Local officials say they would dismiss such notions except that the growing and often heated protests are having an effect.
In Maine, the Tea Party-backed Republican governor canceled a project to ease congestion along the Route 1 corridor after protesters complained it was part of the United Nations plot. Similar opposition helped doom a high-speed train line in Florida. And more than a dozen cities, towns and counties, under new pressure, have cut off financing for a program that offers expertise on how to measure and cut carbon emissions…

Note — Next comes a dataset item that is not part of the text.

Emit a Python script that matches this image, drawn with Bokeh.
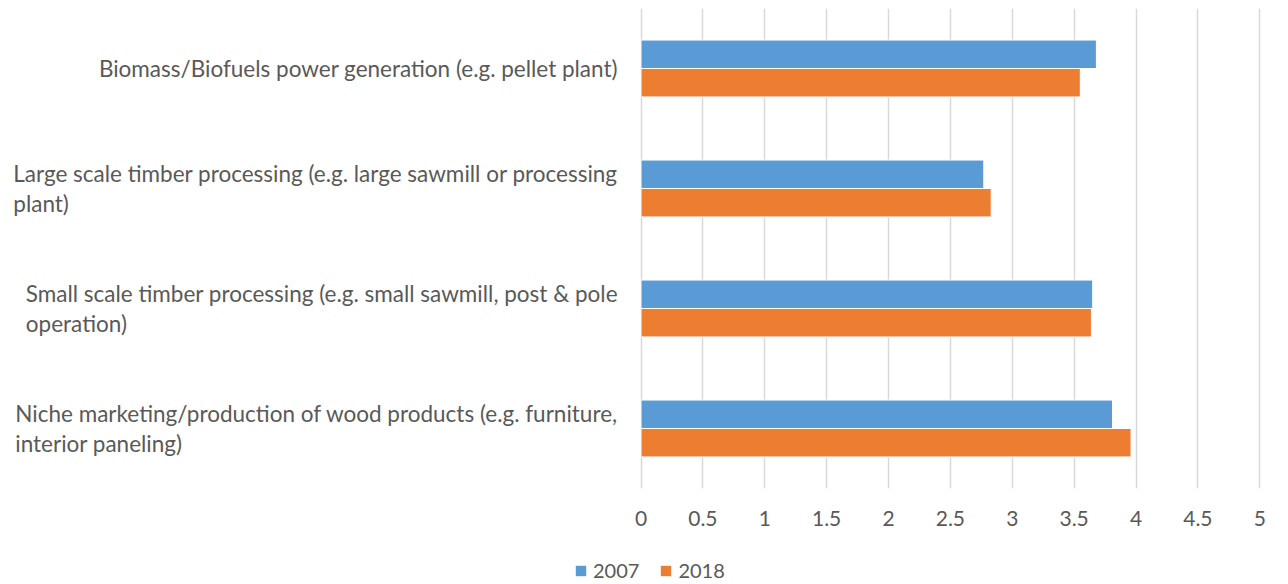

And, thanks to our friends at BetterGeorgia.com, who recently attended a four-hour briefing session for Georgia’s Republican State Senators, we now have some insight as to how this particular conspiracy theory is making its way though our state legislatures. Following is hidden camera video, shot on October 11, of a four-hour Agenda 21 information session for Georgia legislators called by Chip Rogers, the Republican Majority Leader of the Georgia State Senate, and Treasurer of the American Legislative Exchange Council (ALEC). During the session, Rogers shared what he’s uncovered about Agenda 21 with his fellow State Senators. (The invitation to the event promised that the presentation would explain: “How pleasant sounding names are fostering a Socialist plan to change the way we live, eat, learn, and communicate to ‘save the earth.’”) I particularly like the part, at about 23 minutes into the presentation, when we hear conservative operative Field Searcy relate to the Senators how Obama is using a mind-control technique known as “Delphi” to trick the American people into accepting this UN-orchestrated coup, which will ultimately see all of us forcefully relocated to cities. (It should be noted that Rogers was just two votes short of getting anti-Agenda 21 legislation approved by the Senate last session.)
Agenda 21 Full Video from Bryan Long on Vimeo.
And, did you catch that Majority Leader Rogers is the Treasurer of the ALEC Board of Directors? (He’s also their Georgia State Chairman, and winner of ALEC’s State Chair of the Year Award.) I find that connection really interesting, given ALEC’s well-established role as the lead entity pushing the extreme legislative agenda of corporate America. As one doubts that the very intelligent individuals behind ALEC truly believe that President Obama is attempting to enslave us, and hand our country over to the United Nations, I can’t help but think that they’re involved in the pushing of this conspiracy theory for other reasons… most notably, to stop environmental legislation that would negatively impact the bottom lines of America’s largest and most powerful corporations. This, in other words, has nothing to do with the threat of creeping Socialism, and everything to do with a desire on the part of America’s CEOs to operate outside of the law. This is about keeping cap-and-trade from being implemented, and keeping our coal-powered factories belching black smoke into the atmosphere.
And, on that note, I give you the ad for Glenn Beck’s book. Be sure to watch until the end. Otherwise, you won’t learn about how, in the future, we burn old people alive for energy.
note: I should add that I think this subject matter should be fair game for fiction writers. Dystopian novels, when done well, as in the case of 1984 and the Handmaid’s Tale, can be incredibly powerful. And, as we find ourselves, right now, at a time in history when natural resources are dwindling, population is rising, and our climate seems intent on wiping humanity from the face of the planet, I think we need to begin exploring, through fiction, and all other means available to us, how our countries might choose to intervene in hopes of salvaging what can be salvaged. It’s certainly plausible, I think, that we could find ourselves in a situation, for instance, where people are incentivized to give up their cars, move into urban centers, and use mass transportation. (Personally, I’d like to think that we could figure out how to make cheap, efficient solar power ubiquitous before resorting to the burning of our elderly, but I suppose it’s an alternative worth considering.) No, what I object to isn’t the book, but the fear mongering being done by certain people on the right who have a vested interest in the status quo. I have a problem with ALEC taking up the Agenda 21 conspiracy theory as a way to drive terrified and poorly-informed individuals into the offices of their elected officials, demanding that we not, for instance, legislate the emissions of coal plants, because it’s all part of Barack Obama’s evil Socialist plot to overthrow our great and powerful country. And, it pisses me off that Glenn Beck is building an empire on this nonsense, peddling fear between ads for gold coins, local gun shops, and so-called “survival seeds.” So, it’s not the book that I object to – it’s the completely disingenuous propaganda campaign surrounding it.